WELL MAYBE NOT EVERY YEAR …
Maybe FLB is a more ephemeral thing, or even a more recent thing. To investigate this we’ll finish the analysis by determining whether, notwithstanding the absence of strong evidence for a favourite-longshot bias when the home data is considered as a whole, such evidence might exist for just one or more of the 12 years for which we have data.
Bear in mind that any such evidence will, of neccesity, be based at most on a few hundred data points and so be subject to even higher levels of sampling variation.
The first pieces of evidence we’ll inspect are the coefficients that we get when we fit the earlier logit model to individual year’s home closing price data. These appear in the table at right and offer no strong evidence for FLB in any single year.
The 2020 season appears to be the best candidate for FLB with a co-efficient of 1.40, but that value is only about 1.5 standard deviations away from 1, and so offers weak evidence at best.
We should also note that there is equal or near-equal evidence for the existence of a bias towards underdogs in seasons 2017 (1 standard deviation below 1) and 2021 (1.6 standard deviations below 1).
All-in-all, at this point I think all you could say is that home (and, by implication, away) teams all seem to win about at a rate equal to what their closing prices would imply.
Or, in other words, that the bookmakers are well-calibrated.
Let’s just confirm that, too, on a year-by-year basis, again looking only at home team data for the reasons noted.
We can see from this chart why 2020 might have produced a coefficient above 1 given that the 4th data point (home team mild underdog) is well below the diagonal, and the 6th, 7th and 10th (home team mild to strong favourite) are above the diagonal.
The 2017 season is clearly influenced by the 2nd data point and the 2021 season by the 2nd, 3rd, nad 9th data points.

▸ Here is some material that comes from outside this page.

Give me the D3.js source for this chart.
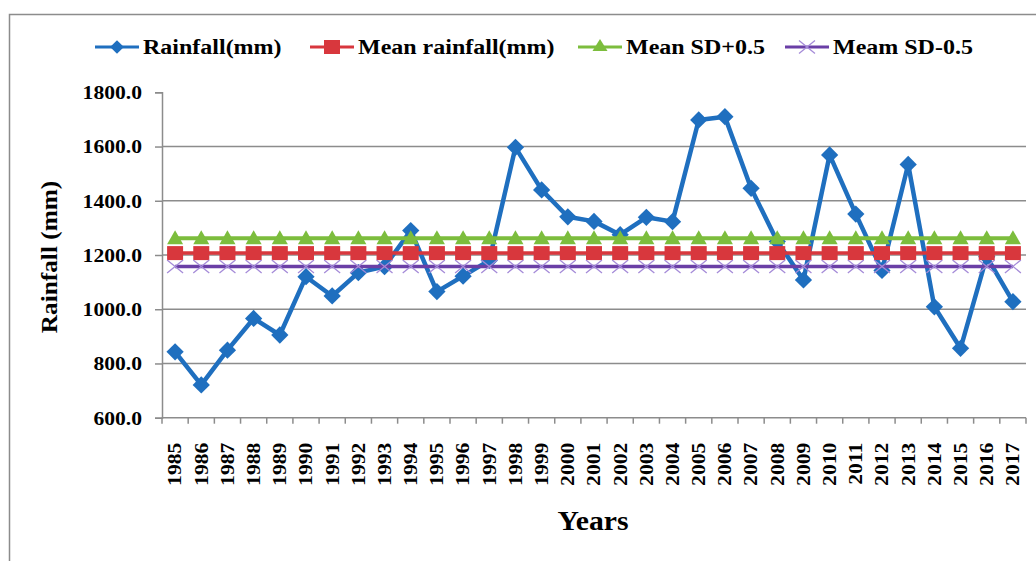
<!DOCTYPE html>
<html>
<head>
<meta charset="utf-8">
<script src="https://cdn.jsdelivr.net/npm/d3@7"></script>
<style>
  body { margin: 0; background: #fff; }
  text { font-family: "Liberation Serif", "Times New Roman", serif; font-weight: bold; fill: #000; }
</style>
</head>
<body>
<div id="chart"></div>
<script>
// data
const years = ["1985","1986","1987","1988","1989","1990","1991","1992","1993","1994","1995",
    "1996","1997","1998","1999","2000","2001","2002","2003","2004","2005","2006","2007",
    "2008","2009","2010","2011","2012","2013","2014","2015","2016","2017"];
const rainfall = [843, 721, 849, 966, 905, 1120, 1049, 1135, 1157, 1290, 1065,
    1122, 1180, 1597, 1440, 1341, 1324, 1275, 1339, 1323, 1698, 1710, 1446,
    1250, 1108, 1569, 1351, 1143, 1534, 1009, 856, 1194, 1028];
const meanRain = 1207;
const sdPlus = 1262;
const sdMinus = 1158;
const yTicks = [600, 800, 1000, 1200, 1400, 1600, 1800];

const W = 1036, H = 561;
const plot = { left: 162, right: 1026, top: 92.3, bottom: 417.7 };

const svg = d3.select("#chart").append("svg")
    .attr("width", W)
    .attr("height", H);

// outer chart frame
svg.append("rect")
    .attr("x", 9.5).attr("y", 14.5)
    .attr("width", 1040).attr("height", 560)
    .attr("fill", "none")
    .attr("stroke", "#8c8c8c")
    .attr("stroke-width", 1.5);

const x = d3.scalePoint()
    .domain(years)
    .range([plot.left, plot.right])
    .padding(0.5);
const step = x.step();

const y = d3.scaleLinear()
    .domain([600, 1800])
    .range([plot.bottom, plot.top]);

// gridlines
svg.append("g")
    .selectAll("line")
    .data(yTicks.filter(d => d > 600 && d < 1800))
    .join("line")
    .attr("x1", plot.left).attr("x2", plot.right)
    .attr("y1", d => y(d)).attr("y2", d => y(d))
    .attr("stroke", "#8c8c8c")
    .attr("stroke-width", 1.5);

// y axis
const yAxis = svg.append("g")
    .attr("transform", `translate(${plot.left},0)`)
    .call(d3.axisLeft(y).tickValues(yTicks).tickSize(7).tickPadding(0).tickFormat(d3.format(".1f")));
yAxis.select(".domain").attr("stroke", "#8c8c8c").attr("stroke-width", 1.5);
yAxis.selectAll(".tick line").attr("stroke", "#8c8c8c").attr("stroke-width", 1.5);
yAxis.selectAll(".tick text").remove();
yAxis.selectAll(".tick").append("text")
    .attr("text-anchor", "end")
    .attr("dominant-baseline", "central")
    .attr("font-size", 18)
    .attr("transform", "translate(-20,0) scale(1.2,1)")
    .text(d => d3.format(".1f")(d));

// x axis, ticks between categories
const xAxis = svg.append("g");
xAxis.append("line")
    .attr("x1", plot.left).attr("x2", plot.right)
    .attr("y1", plot.bottom).attr("y2", plot.bottom)
    .attr("stroke", "#8c8c8c").attr("stroke-width", 1.5);
xAxis.selectAll(".tk")
    .data(d3.range(years.length + 1))
    .join("line")
    .attr("class", "tk")
    .attr("x1", i => plot.left + i * step).attr("x2", i => plot.left + i * step)
    .attr("y1", plot.bottom).attr("y2", plot.bottom + 6)
    .attr("stroke", "#8c8c8c").attr("stroke-width", 1.5);
xAxis.selectAll(".lbl")
    .data(years)
    .join("text")
    .attr("class", "lbl")
    .attr("text-anchor", "end")
    .attr("dominant-baseline", "central")
    .attr("font-size", 18)
    .attr("transform", d => `translate(${x(d)},${plot.bottom + 25}) rotate(-90) scale(1.2,1)`)
    .text(d => d);

// axis titles
svg.append("text")
    .attr("text-anchor", "middle")
    .attr("font-size", 27)
    .attr("transform", "translate(593,530) scale(1.1,1)")
    .text("Years");
svg.append("text")
    .attr("text-anchor", "middle")
    .attr("font-size", 23)
    .attr("transform", "translate(57,257) rotate(-90) scale(1.1,1)")
    .text("Rainfall (mm)");

// series
const colors = { rain: "#1f6fbf", mean: "#d8373d", plus: "#7cbd3d", minus: "#6a3fa6", cross: "#a58bd8" };
const line = d3.line().x(d => x(d.year)).y(d => y(d.value));

const rainData = years.map((yr, i) => ({ year: yr, value: rainfall[i] }));
const flat = v => years.map(yr => ({ year: yr, value: v }));

const diamond = d3.symbol().type(d3.symbolDiamond2).size(190);
const square = "M-8,-7H8V7H-8Z";
const triangle = "M0,-13L8,1H-8Z";
const cross = "M-8,-6.5L8,6.5M-8,6.5L8,-6.5";

// rainfall
svg.append("path").datum(rainData)
    .attr("d", line).attr("fill", "none")
    .attr("stroke", colors.rain).attr("stroke-width", 4.5).attr("stroke-linejoin", "round");
svg.append("g").selectAll("path").data(rainData).join("path")
    .attr("d", diamond)
    .attr("transform", d => `translate(${x(d.year)},${y(d.value)})`)
    .attr("fill", colors.rain);

// mean
svg.append("path").datum(flat(meanRain))
    .attr("d", line).attr("fill", "none")
    .attr("stroke", colors.mean).attr("stroke-width", 3.5);
svg.append("g").selectAll("path").data(flat(meanRain)).join("path")
    .attr("d", square)
    .attr("transform", d => `translate(${x(d.year)},${y(d.value)})`)
    .attr("fill", colors.mean);

// mean + 0.5 SD
svg.append("path").datum(flat(sdPlus))
    .attr("d", line).attr("fill", "none")
    .attr("stroke", colors.plus).attr("stroke-width", 4);
svg.append("g").selectAll("path").data(flat(sdPlus)).join("path")
    .attr("d", triangle)
    .attr("transform", d => `translate(${x(d.year)},${y(d.value) + 5})`)
    .attr("fill", colors.plus);

// mean - 0.5 SD
svg.append("path").datum(flat(sdMinus))
    .attr("d", line).attr("fill", "none")
    .attr("stroke", colors.minus).attr("stroke-width", 3.5);
svg.append("g").selectAll("path").data(flat(sdMinus)).join("path")
    .attr("d", cross)
    .attr("transform", d => `translate(${x(d.year)},${y(d.value)})`)
    .attr("fill", "none")
    .attr("stroke", colors.cross).attr("stroke-width", 1.3);

// legend
const legendItems = [
    { name: "Rainfall(mm)", x: 95, color: colors.rain, mark: d3.symbol().type(d3.symbolDiamond2).size(120)(), mcol: colors.rain, stroke: false },
    { name: "Mean rainfall(mm)", x: 310, color: colors.mean, mark: square, mcol: colors.mean, stroke: false },
    { name: "Mean SD+0.5", x: 578, color: colors.plus, mark: "M0,-8L7.5,4H-7.5Z", mcol: colors.plus, stroke: false },
    { name: "Meam SD-0.5", x: 785, color: colors.minus, mark: cross, mcol: colors.cross, stroke: true }
];
const legend = svg.append("g").attr("transform", "translate(0,47)");
legendItems.forEach(it => {
    const g = legend.append("g").attr("transform", `translate(${it.x},0)`);
    g.append("line").attr("x1", 0).attr("x2", 44)
        .attr("stroke", it.color).attr("stroke-width", 3);
    const m = g.append("path").attr("d", it.mark).attr("transform", "translate(22,0)");
    if (it.stroke) m.attr("fill", "none").attr("stroke", it.mcol).attr("stroke-width", 1.3);
    else m.attr("fill", it.mcol);
    g.append("text")
        .attr("dominant-baseline", "central")
        .attr("font-size", 20)
        .attr("transform", "translate(48,0) scale(1.2,1)")
        .text(it.name);
});
</script>
</body>
</html>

None of them show the pattern that would be most indicative of FLB: the 1st data point well below the diagonal and the 10th well above the diagonal (and possibly the 2nd also below and the 9th above).
There is then, scant evidence of FLB in any single year of the data.
SUMMARY AND CONCLUSION
We came into this blog looking for evidence of favourite-longshot bias in the bookmaker pricing data we have and, for the most part, found none.
Does that mean that there’s no favourite-longshot bias in AFL wagering markets? Probably, but with one caveat.
In the very first chart in this blog we noted the appearance of FLB, but also noted that it kicked in most obviously for odds of 20/1 or longer. Those sorts of odds are very rare in the head-to-head AFL market, indeed there are only 12 examples for home teams in the data, all 12 of which were lost by the home team, and 33 examples for away teams in the data, all 33 of which were lost by the away team.
So, it might be the case that FLB does exist for very extreme prices, but the rarity of them means we’d need a much larger data set to detect them. As so often is the case in data analytics, we really do need more data to be certain.
That said the practical implications of a phenomenon that applies to, maybe, 0.5% to 1.5% of cases must surely be minimal.
Let’s conclude then with:
“FLB probably doesn’t exist in AFL head-to-head closing prices and, if it does, likely applies only at extremely short and extremely long prices to an extent that renders it safely ignored about 99% of the time.”